= Normal element =

In mathematics, an element of a *-algebra is called normal if it commutates with its adjoint.

== Definition ==

Let $\mathcal{A}$ be a *-Algebra. An element $a \in \mathcal{A}$ is called normal if it commutes with $a^*$, i.e. it satisfies the equation $aa^* = a^*a$.

The set of normal elements is denoted by $\mathcal{A}_N$ or $N(\mathcal{A})$.

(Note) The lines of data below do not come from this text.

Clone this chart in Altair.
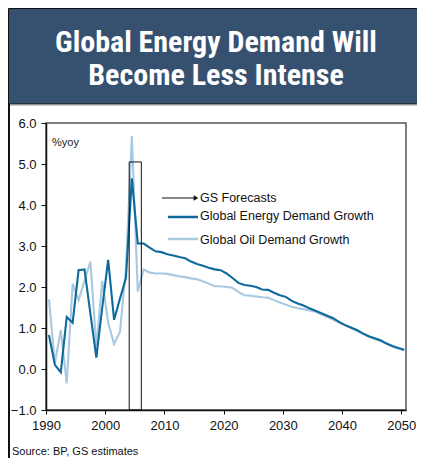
import altair as alt
import pandas as pd

# ---------------- data ----------------
years = list(range(1990, 2051))
energy = [0.83, 0.10, -0.08, 1.27, 1.13, 2.41, 2.43, 1.35, 0.28, 1.50,
          2.66, 1.20, 1.72, 2.22, 4.65, 3.06, 3.06, 2.96, 2.87, 2.85,
          2.80, 2.77, 2.73, 2.70, 2.62, 2.56, 2.52, 2.47, 2.43, 2.41,
          2.33, 2.22, 2.10, 2.05, 2.03, 2.00, 1.94, 1.93, 1.86, 1.80,
          1.76, 1.66, 1.60, 1.55, 1.48, 1.42, 1.36, 1.30, 1.24, 1.15,
          1.07, 1.01, 0.95, 0.87, 0.80, 0.75, 0.70, 0.62, 0.56, 0.51, 0.47]
oil = [1.70, 0.15, 0.95, -0.35, 2.08, 1.68, 2.15, 2.62, 0.54, 2.15,
       1.13, 0.61, 0.91, 2.45, 5.68, 1.89, 2.43, 2.35, 2.33, 2.33,
       2.32, 2.29, 2.26, 2.24, 2.21, 2.19, 2.14, 2.08, 2.02, 2.02,
       2.00, 1.98, 1.88, 1.80, 1.79, 1.77, 1.75, 1.74, 1.68, 1.62,
       1.57, 1.52, 1.48, 1.46, 1.43, 1.40, 1.33, 1.27, 1.20, 1.13,
       1.07, 1.00, 0.93, 0.86, 0.79, 0.73, 0.68, 0.62, 0.55, 0.50, 0.45]
x_ticks = [1990, 2000, 2010, 2020, 2030, 2040, 2050]
y_ticks = [-1.0, 0.0, 1.0, 2.0, 3.0, 4.0, 5.0, 6.0]
forecast_box = {"x": 2004.05, "x2": 2006.1, "y": -1.0, "y2": 5.05}
series_names = ["Global Energy Demand Growth", "Global Oil Demand Growth"]
legend_labels = ["GS Forecasts", "Global Energy Demand Growth", "Global Oil Demand Growth"]
title_lines = ["Global Energy Demand Will", "Become Less Intense"]
unit_label = "%yoy"
source_text = "Source: BP, GS estimates"

# ---------------- style ----------------
DARK = "#0f6a9c"
LIGHT = "#a9c9e1"
BAND = "#36516f"
FONT = "Liberation Sans"
TFONT = "'Roboto Condensed', 'DejaVu Sans Condensed', Roboto, sans-serif"
W, H = 360, 287

df_e = pd.DataFrame({"year": years, "value": energy, "series": series_names[0]})
df_o = pd.DataFrame({"year": years, "value": oil, "series": series_names[1]})

xscale = alt.Scale(domain=[1990, 2050.8], nice=False, zero=False)
yscale = alt.Scale(domain=[-1, 6], nice=False, zero=False)
xaxis = alt.Axis(values=x_ticks, format="d", title=None, grid=False, tickSize=4,
                 labelPadding=5, labelFlush=False)
yaxis = alt.Axis(values=y_ticks, format=".1f", title=None, grid=False, tickSize=5,
                 labelPadding=5, labelFlush=False)


def line(df, color):
    return alt.Chart(df).transform_calculate(xpos="datum.year + 0.5").mark_line(
        color=color, strokeWidth=2.1
    ).encode(
        x=alt.X("xpos:Q", scale=xscale, axis=xaxis),
        y=alt.Y("value:Q", scale=yscale, axis=yaxis),
    )


oil_line = line(df_o, LIGHT)
energy_line = line(df_e, DARK)

box = alt.Chart(pd.DataFrame([forecast_box])).mark_rect(
    fillOpacity=0, stroke="#111", strokeWidth=1
).encode(
    x=alt.X("x:Q", scale=xscale, axis=xaxis), x2="x2:Q",
    y=alt.Y("y:Q", scale=yscale, axis=yaxis), y2="y2:Q",
)

one = pd.DataFrame({"a": [0]})
base = alt.Chart(one)

band = base.mark_rect(color=BAND, stroke="#111", strokeWidth=1).encode(
    x=alt.value(-37.5), x2=alt.value(420), y=alt.value(-114.5), y2=alt.value(-19))
under_band = base.mark_rule(color="#9a9a9a", strokeWidth=1).encode(
    x=alt.value(-37), x2=alt.value(420), y=alt.value(-18), y2=alt.value(-18))
left_border = base.mark_rule(color="#111", strokeWidth=2).encode(
    x=alt.value(-37), x2=alt.value(-37), y=alt.value(-19), y2=alt.value(340))

title1 = base.mark_text(font=TFONT, fontWeight="bold", fontSize=30, color="white",
                        align="center", baseline="alphabetic").encode(
    x=alt.value(170), y=alt.value(-71), text=alt.value(title_lines[0]))
title2 = base.mark_text(font=TFONT, fontWeight="bold", fontSize=30, color="white",
                        align="center", baseline="alphabetic").encode(
    x=alt.value(170), y=alt.value(-38), text=alt.value(title_lines[1]))

yoy = base.mark_text(font=FONT, fontSize=11, color="#222", align="left",
                     baseline="middle").encode(
    x=alt.value(6), y=alt.value(20), text=alt.value(unit_label))

arrow = base.mark_rule(color="#111", strokeWidth=1).encode(
    x=alt.value(116), x2=alt.value(148), y=alt.value(75), y2=alt.value(75))
arrow_head = base.mark_point(shape="triangle-right", filled=True, color="#111",
                             size=30, opacity=1).encode(
    x=alt.value(150), y=alt.value(75))
leg_e = base.mark_rule(color=DARK, strokeWidth=2.5).encode(
    x=alt.value(122), x2=alt.value(152), y=alt.value(94), y2=alt.value(94))
leg_o = base.mark_rule(color=LIGHT, strokeWidth=2.5).encode(
    x=alt.value(122), x2=alt.value(152), y=alt.value(116), y2=alt.value(116))


def leg_text(label, y):
    return base.mark_text(font=FONT, fontSize=12.5, color="#111", align="left",
                          baseline="middle").encode(
        x=alt.value(154), y=alt.value(y), text=alt.value(label))


t0 = leg_text(legend_labels[0], 75)
t1 = leg_text(legend_labels[1], 93)
t2 = leg_text(legend_labels[2], 117)

source = base.mark_text(font=FONT, fontSize=11, color="#111", align="left",
                        baseline="middle").encode(
    x=alt.value(-34), y=alt.value(329), text=alt.value(source_text))

chart = alt.layer(
    band, under_band, left_border, title1, title2,
    oil_line, energy_line, box, yoy,
    arrow, arrow_head, leg_e, leg_o, t0, t1, t2, source,
).properties(
    width=W, height=H,
    autosize=alt.AutoSizeParams(type="none"),
    padding={"left": 38, "top": 115, "right": 11, "bottom": 48},
    background="white",
).configure_view(
    stroke="#555", strokeWidth=1.5
).configure_axis(
    domainColor="#111", domainWidth=1.5, tickColor="#111", tickWidth=1,
    labelFont=FONT, labelFontSize=13, labelColor="#111",
)

chart.save("out.html", embed_options={"renderer": "svg", "actions": False})
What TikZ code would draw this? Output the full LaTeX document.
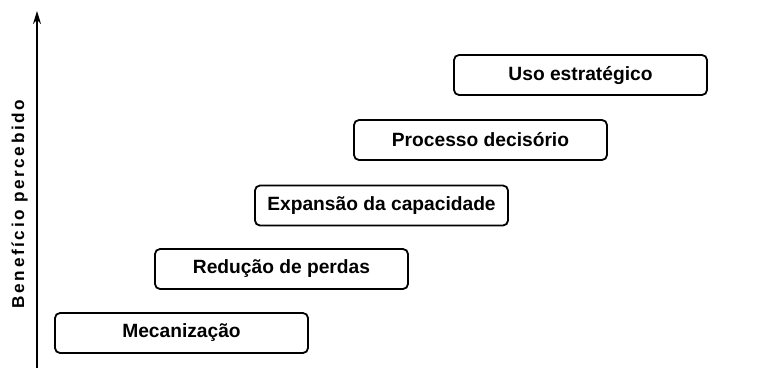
\documentclass[tikz,border=0pt]{standalone}
\usepackage{fontspec}
\setmainfont{Liberation Sans}
\newfontfamily\labfont[LetterSpace=15]{Liberation Sans}
\usetikzlibrary{arrows.meta}
\begin{document}
\begin{tikzpicture}[x=1pt,y=-1pt,
  stagebox/.style={draw=black,line width=1.8pt,rounded corners=5pt,
    minimum width=253pt,minimum height=40pt,inner sep=0pt,
    font=\fontsize{19.2}{22}\selectfont\bfseries,fill=white},
  axisline/.style={line width=2pt,-{Stealth[length=13pt,width=8pt]}}]
\useasboundingbox (0,0) rectangle (767,367);
\coordinate (axbot) at (37,368);
\coordinate (axtop) at (37,11);
\draw[axisline] (axbot) -- (axtop);
\node[rotate=90,font=\labfont\fontsize{17.2}{20}\selectfont\bfseries] (ylab) at (19.5,204) {Benefício percebido};
\node[stagebox] (s1) at (181.5,333) {Mecanização};
\node[stagebox] (s2) at (281.5,269) {Redução de perdas};
\node[stagebox] (s3) at (381.5,205.5) {Expansão da capacidade};
\node[stagebox] (s4) at (480.5,140) {Processo decisório};
\node[stagebox] (s5) at (580.5,75) {Uso estratégico};
\end{tikzpicture}
\end{document}
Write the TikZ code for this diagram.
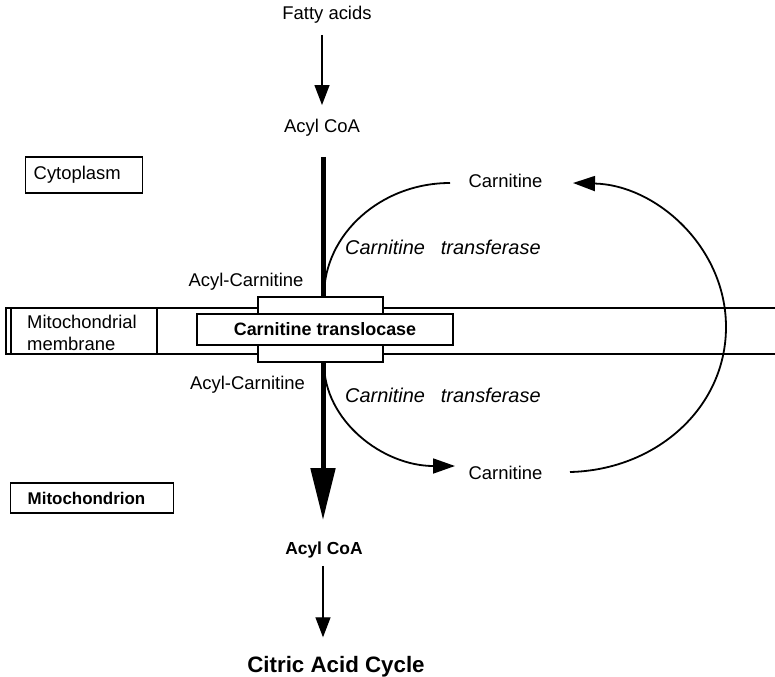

A special case of particular importance is the case where $\mathcal{A}$ is a complete normed *-algebra, that satisfies the C*-identity ($\left\| a^*a \right\| = \left\| a \right\|^2 \ \forall a \in \mathcal{A}$), which is called a C*-algebra.

== Examples ==

- Every self-adjoint element of a a *-algebra is normal.
- Every unitary element of a a *-algebra is normal.
- If $\mathcal{A}$ is a C*-Algebra and $a \in \mathcal{A}_N$ a normal element, then for every continuous function $f$ on the spectrum of $a$ the continuous functional calculus defines another normal element $f(a)$.

== Criteria ==

Let $\mathcal{A}$ be a *-algebra. Then:

- An element $a \in \mathcal{A}$ is normal if and only if the *-subalgebra generated by $a$, meaning the smallest *-algebra containing $a$, is commutative.
- Every element $a \in \mathcal{A}$ can be uniquely decomposed into a real and imaginary part, which means there exist self-adjoint elements $a_1,a_2 \in \mathcal{A}_{sa}$, such that $a = a_1 + \mathrm{i} a_2$, where $\mathrm{i}$ denotes the imaginary unit. Exactly then $a$ is normal if $a_1 a_2 = a_2 a_1$, i.e. real and imaginary part commutate.

== Properties ==
=== In *-algebras ===

Let $a \in \mathcal{A}_N$ be a normal element of a *-algebra $\mathcal{A}$. Then:

- The adjoint element $a^*$ is also normal, since $a = (a^*)^*$ holds for the involution *.

=== In C*-algebras ===

Let $a \in \mathcal{A}_N$ be a normal element of a C*-algebra $\mathcal{A}$. Then:

- It is $\left\| a^2 \right\| = \left\| a \right\|^2$, since for normal elements using the C*-identity $\left\| a^2 \right\|^2 = \left\| (a^2) (a^2)^* \right\| = \left\| (a^*a)^* (a^*a) \right\| = \left\| a^*a \right\|^2 = \left( \left\| a \right\|^2 \right)^2$ holds.
- Every normal element is a normaloid element, i.e. the spectral radius $r(a)$ equals the norm of $a$, i.e. $r(a)= \left\| a \right\|$. This follows from the spectral radius formula by repeated application of the previous property.
- A continuous functional calculus can be developed which – put simply – allows the application of continuous functions on the spectrum of $a$ to $a$.